### COLLECTED MATERIAL ###
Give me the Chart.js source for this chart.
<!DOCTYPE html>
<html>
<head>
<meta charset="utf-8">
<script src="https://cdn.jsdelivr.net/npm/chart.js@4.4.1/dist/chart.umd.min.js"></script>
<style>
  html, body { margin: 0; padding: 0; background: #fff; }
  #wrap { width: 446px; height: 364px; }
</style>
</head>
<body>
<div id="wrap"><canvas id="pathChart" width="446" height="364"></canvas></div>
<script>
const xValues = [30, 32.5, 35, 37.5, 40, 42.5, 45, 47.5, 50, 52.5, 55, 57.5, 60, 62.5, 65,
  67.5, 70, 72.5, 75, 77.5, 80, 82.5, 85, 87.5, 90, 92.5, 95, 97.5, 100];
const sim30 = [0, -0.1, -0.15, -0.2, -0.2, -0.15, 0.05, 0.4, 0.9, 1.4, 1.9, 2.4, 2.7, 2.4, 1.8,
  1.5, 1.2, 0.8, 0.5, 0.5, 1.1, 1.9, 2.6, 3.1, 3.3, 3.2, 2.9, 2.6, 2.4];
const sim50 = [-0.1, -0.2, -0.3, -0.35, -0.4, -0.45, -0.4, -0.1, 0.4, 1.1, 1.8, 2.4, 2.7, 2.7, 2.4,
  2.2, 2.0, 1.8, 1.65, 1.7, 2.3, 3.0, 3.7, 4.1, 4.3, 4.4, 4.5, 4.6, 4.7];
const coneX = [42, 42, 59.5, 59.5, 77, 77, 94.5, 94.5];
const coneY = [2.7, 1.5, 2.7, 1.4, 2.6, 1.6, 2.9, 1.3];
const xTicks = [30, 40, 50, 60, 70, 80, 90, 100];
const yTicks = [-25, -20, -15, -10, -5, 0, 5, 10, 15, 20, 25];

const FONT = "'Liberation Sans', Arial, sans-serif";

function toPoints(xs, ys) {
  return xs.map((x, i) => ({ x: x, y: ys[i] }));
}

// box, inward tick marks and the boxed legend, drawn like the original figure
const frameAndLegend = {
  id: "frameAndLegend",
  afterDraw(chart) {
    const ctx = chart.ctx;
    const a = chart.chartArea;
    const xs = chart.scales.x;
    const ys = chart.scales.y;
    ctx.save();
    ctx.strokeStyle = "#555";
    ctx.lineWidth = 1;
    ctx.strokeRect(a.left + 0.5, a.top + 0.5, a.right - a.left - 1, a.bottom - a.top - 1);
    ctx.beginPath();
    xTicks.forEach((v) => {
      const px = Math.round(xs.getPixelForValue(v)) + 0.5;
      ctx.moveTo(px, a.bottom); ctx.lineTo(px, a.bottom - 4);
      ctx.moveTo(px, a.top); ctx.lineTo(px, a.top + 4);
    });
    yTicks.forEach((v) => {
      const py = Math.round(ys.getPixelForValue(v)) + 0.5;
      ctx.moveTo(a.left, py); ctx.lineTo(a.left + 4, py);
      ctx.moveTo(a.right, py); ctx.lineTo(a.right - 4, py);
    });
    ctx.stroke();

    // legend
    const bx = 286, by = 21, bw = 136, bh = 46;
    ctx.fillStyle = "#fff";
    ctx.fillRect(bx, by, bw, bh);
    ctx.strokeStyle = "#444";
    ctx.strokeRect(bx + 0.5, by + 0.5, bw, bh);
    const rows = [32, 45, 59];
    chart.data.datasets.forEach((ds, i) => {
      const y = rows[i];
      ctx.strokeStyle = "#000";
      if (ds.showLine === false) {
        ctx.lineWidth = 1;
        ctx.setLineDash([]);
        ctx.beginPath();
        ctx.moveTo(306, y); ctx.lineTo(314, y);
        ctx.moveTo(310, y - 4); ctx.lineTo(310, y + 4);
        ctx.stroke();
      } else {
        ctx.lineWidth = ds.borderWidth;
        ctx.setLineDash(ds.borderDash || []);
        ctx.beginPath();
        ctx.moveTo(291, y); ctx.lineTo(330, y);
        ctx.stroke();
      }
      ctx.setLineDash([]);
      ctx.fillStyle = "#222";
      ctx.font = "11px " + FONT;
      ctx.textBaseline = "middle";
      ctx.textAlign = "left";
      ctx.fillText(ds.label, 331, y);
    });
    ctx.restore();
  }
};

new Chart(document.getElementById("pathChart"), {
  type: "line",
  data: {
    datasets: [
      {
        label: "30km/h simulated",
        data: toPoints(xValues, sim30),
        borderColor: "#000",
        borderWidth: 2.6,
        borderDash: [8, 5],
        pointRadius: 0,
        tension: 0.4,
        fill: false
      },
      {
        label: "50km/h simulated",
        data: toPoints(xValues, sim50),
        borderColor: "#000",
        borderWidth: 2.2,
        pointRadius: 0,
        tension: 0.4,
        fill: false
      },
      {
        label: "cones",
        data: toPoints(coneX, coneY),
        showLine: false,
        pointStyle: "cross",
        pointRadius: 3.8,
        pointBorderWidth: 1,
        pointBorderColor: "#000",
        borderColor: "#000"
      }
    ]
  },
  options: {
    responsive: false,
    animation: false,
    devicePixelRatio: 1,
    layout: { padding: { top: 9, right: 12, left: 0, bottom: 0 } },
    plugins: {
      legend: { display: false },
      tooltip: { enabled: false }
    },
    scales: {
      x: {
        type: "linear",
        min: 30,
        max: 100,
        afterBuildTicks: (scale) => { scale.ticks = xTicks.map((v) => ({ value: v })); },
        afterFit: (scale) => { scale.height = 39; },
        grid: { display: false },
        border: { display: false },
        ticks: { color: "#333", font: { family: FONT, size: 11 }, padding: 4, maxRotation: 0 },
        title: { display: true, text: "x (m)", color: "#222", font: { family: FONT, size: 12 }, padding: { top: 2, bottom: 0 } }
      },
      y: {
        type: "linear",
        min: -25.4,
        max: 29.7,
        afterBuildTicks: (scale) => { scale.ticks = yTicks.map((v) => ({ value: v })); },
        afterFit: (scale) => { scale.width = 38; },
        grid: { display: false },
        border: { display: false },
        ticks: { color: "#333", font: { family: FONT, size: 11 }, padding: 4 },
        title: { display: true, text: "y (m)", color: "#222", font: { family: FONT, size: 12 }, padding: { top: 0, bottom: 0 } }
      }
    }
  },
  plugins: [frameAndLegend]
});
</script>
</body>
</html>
###
# WHAT TO PRODUCE
Please repeat the listing above in full and exactly.

# RESPONSE TO THIS EXERCISE
Give me the Chart.js source for this chart.
<!DOCTYPE html>
<html>
<head>
<meta charset="utf-8">
<script src="https://cdn.jsdelivr.net/npm/chart.js@4.4.1/dist/chart.umd.min.js"></script>
<style>
  html, body { margin: 0; padding: 0; background: #fff; }
  #wrap { width: 446px; height: 364px; }
</style>
</head>
<body>
<div id="wrap"><canvas id="pathChart" width="446" height="364"></canvas></div>
<script>
const xValues = [30, 32.5, 35, 37.5, 40, 42.5, 45, 47.5, 50, 52.5, 55, 57.5, 60, 62.5, 65,
  67.5, 70, 72.5, 75, 77.5, 80, 82.5, 85, 87.5, 90, 92.5, 95, 97.5, 100];
const sim30 = [0, -0.1, -0.15, -0.2, -0.2, -0.15, 0.05, 0.4, 0.9, 1.4, 1.9, 2.4, 2.7, 2.4, 1.8,
  1.5, 1.2, 0.8, 0.5, 0.5, 1.1, 1.9, 2.6, 3.1, 3.3, 3.2, 2.9, 2.6, 2.4];
const sim50 = [-0.1, -0.2, -0.3, -0.35, -0.4, -0.45, -0.4, -0.1, 0.4, 1.1, 1.8, 2.4, 2.7, 2.7, 2.4,
  2.2, 2.0, 1.8, 1.65, 1.7, 2.3, 3.0, 3.7, 4.1, 4.3, 4.4, 4.5, 4.6, 4.7];
const coneX = [42, 42, 59.5, 59.5, 77, 77, 94.5, 94.5];
const coneY = [2.7, 1.5, 2.7, 1.4, 2.6, 1.6, 2.9, 1.3];
const xTicks = [30, 40, 50, 60, 70, 80, 90, 100];
const yTicks = [-25, -20, -15, -10, -5, 0, 5, 10, 15, 20, 25];

const FONT = "'Liberation Sans', Arial, sans-serif";

function toPoints(xs, ys) {
  return xs.map((x, i) => ({ x: x, y: ys[i] }));
}

// box, inward tick marks and the boxed legend, drawn like the original figure
const frameAndLegend = {
  id: "frameAndLegend",
  afterDraw(chart) {
    const ctx = chart.ctx;
    const a = chart.chartArea;
    const xs = chart.scales.x;
    const ys = chart.scales.y;
    ctx.save();
    ctx.strokeStyle = "#555";
    ctx.lineWidth = 1;
    ctx.strokeRect(a.left + 0.5, a.top + 0.5, a.right - a.left - 1, a.bottom - a.top - 1);
    ctx.beginPath();
    xTicks.forEach((v) => {
      const px = Math.round(xs.getPixelForValue(v)) + 0.5;
      ctx.moveTo(px, a.bottom); ctx.lineTo(px, a.bottom - 4);
      ctx.moveTo(px, a.top); ctx.lineTo(px, a.top + 4);
    });
    yTicks.forEach((v) => {
      const py = Math.round(ys.getPixelForValue(v)) + 0.5;
      ctx.moveTo(a.left, py); ctx.lineTo(a.left + 4, py);
      ctx.moveTo(a.right, py); ctx.lineTo(a.right - 4, py);
    });
    ctx.stroke();

    // legend
    const bx = 286, by = 21, bw = 136, bh = 46;
    ctx.fillStyle = "#fff";
    ctx.fillRect(bx, by, bw, bh);
    ctx.strokeStyle = "#444";
    ctx.strokeRect(bx + 0.5, by + 0.5, bw, bh);
    const rows = [32, 45, 59];
    chart.data.datasets.forEach((ds, i) => {
      const y = rows[i];
      ctx.strokeStyle = "#000";
      if (ds.showLine === false) {
        ctx.lineWidth = 1;
        ctx.setLineDash([]);
        ctx.beginPath();
        ctx.moveTo(306, y); ctx.lineTo(314, y);
        ctx.moveTo(310, y - 4); ctx.lineTo(310, y + 4);
        ctx.stroke();
      } else {
        ctx.lineWidth = ds.borderWidth;
        ctx.setLineDash(ds.borderDash || []);
        ctx.beginPath();
        ctx.moveTo(291, y); ctx.lineTo(330, y);
        ctx.stroke();
      }
      ctx.setLineDash([]);
      ctx.fillStyle = "#222";
      ctx.font = "11px " + FONT;
      ctx.textBaseline = "middle";
      ctx.textAlign = "left";
      ctx.fillText(ds.label, 331, y);
    });
    ctx.restore();
  }
};

new Chart(document.getElementById("pathChart"), {
  type: "line",
  data: {
    datasets: [
      {
        label: "30km/h simulated",
        data: toPoints(xValues, sim30),
        borderColor: "#000",
        borderWidth: 2.6,
        borderDash: [8, 5],
        pointRadius: 0,
        tension: 0.4,
        fill: false
      },
      {
        label: "50km/h simulated",
        data: toPoints(xValues, sim50),
        borderColor: "#000",
        borderWidth: 2.2,
        pointRadius: 0,
        tension: 0.4,
        fill: false
      },
      {
        label: "cones",
        data: toPoints(coneX, coneY),
        showLine: false,
        pointStyle: "cross",
        pointRadius: 3.8,
        pointBorderWidth: 1,
        pointBorderColor: "#000",
        borderColor: "#000"
      }
    ]
  },
  options: {
    responsive: false,
    animation: false,
    devicePixelRatio: 1,
    layout: { padding: { top: 9, right: 12, left: 0, bottom: 0 } },
    plugins: {
      legend: { display: false },
      tooltip: { enabled: false }
    },
    scales: {
      x: {
        type: "linear",
        min: 30,
        max: 100,
        afterBuildTicks: (scale) => { scale.ticks = xTicks.map((v) => ({ value: v })); },
        afterFit: (scale) => { scale.height = 39; },
        grid: { display: false },
        border: { display: false },
        ticks: { color: "#333", font: { family: FONT, size: 11 }, padding: 4, maxRotation: 0 },
        title: { display: true, text: "x (m)", color: "#222", font: { family: FONT, size: 12 }, padding: { top: 2, bottom: 0 } }
      },
      y: {
        type: "linear",
        min: -25.4,
        max: 29.7,
        afterBuildTicks: (scale) => { scale.ticks = yTicks.map((v) => ({ value: v })); },
        afterFit: (scale) => { scale.width = 38; },
        grid: { display: false },
        border: { display: false },
        ticks: { color: "#333", font: { family: FONT, size: 11 }, padding: 4 },
        title: { display: true, text: "y (m)", color: "#222", font: { family: FONT, size: 12 }, padding: { top: 0, bottom: 0 } }
      }
    }
  },
  plugins: [frameAndLegend]
});
</script>
</body>
</html>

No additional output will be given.